Öğrencilerinden biri, ardından; “Bize derslerde ne anlattığını söyleyemeyeceğim ama yolumuz onunla kesiştikten sonra hayattaki öncelik sıralamamız değişti. Zenginlik, para değerler sıralamamızda geriye itilirken, iyi insan olmak öne çıktı.”, gibi şeyler söyledi.
Bir hoca olarak hakkımda söylenmesini hayal ettiğim en kıymetli cümle!
Benden önceki nesilden, 68’li bir abimiz anlattı: 1971’de, sabaha karşı, jandarma Denizleri bulmak için ODTÜ yurtlarını basıp kurşun yağmuruna tutar. Bir süre sonra teslim olan öğrenciler önce stadyumda, sonra kapalı spor salonundan toplanır. Kapalı spor salonunda 24 saat aç ve susuz kalanlar, ertesi gün bir fırından sıcacık alınmış, içine peynir ve zeytin konmuş ekmeleri çuvallara doldurmuş gelen birinin elinden hayatlarının en lezzetli zeytin ve peynirini yerler.
Erhan Hoca odur işte: Tadını asla unutamayacağınız dünyanın en lezzetli zeytin ve peyniri!
Benim içinse kulaklarımdan hiç silinmeyecek, sessiz ama güçlü ve hep onur duyacağım bir alkış!
Karşıyaka Mezarlığı’nda caminin kalabalık avlusunda yanıma sokulup elimi tutan Engin Hocam kulağıma fısıldadı: “Son zamanlarda zihni gidip geliyordu.
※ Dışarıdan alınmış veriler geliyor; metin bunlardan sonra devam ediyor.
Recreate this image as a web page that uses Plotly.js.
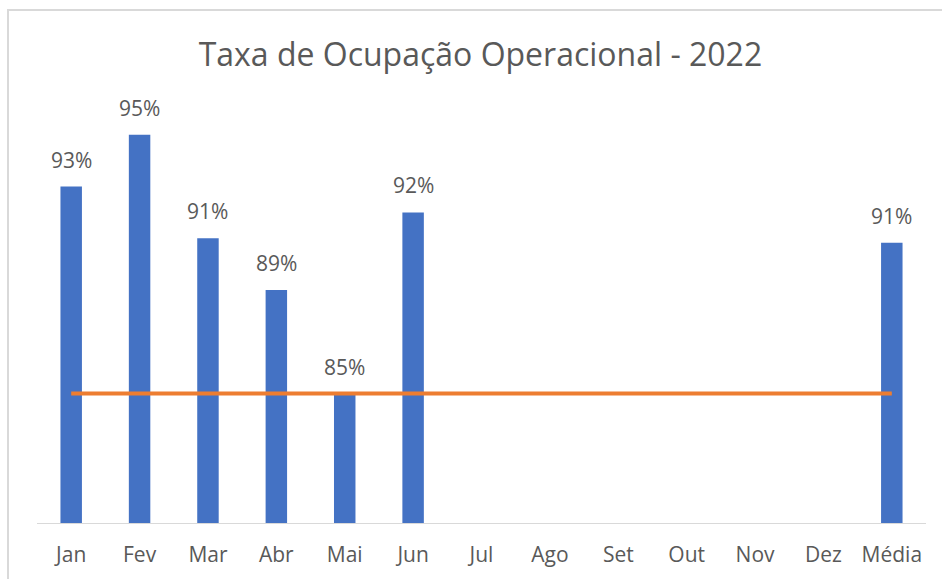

Ona gazete manşetlerini okurduk. Salı ve cumartesi günleri ‘Doğan ne yazmış?’ diye sorardı. Beğendiğinde eliyle sessiz alkış yapardı.”
Boşluğu doldurulamayacak bir “tam insan” ayrıldı aramızdan. Geride o boşluğu doldurmak azminde bu kadar öğrenci bıraktığı için gözü arkada kalmayacaktır!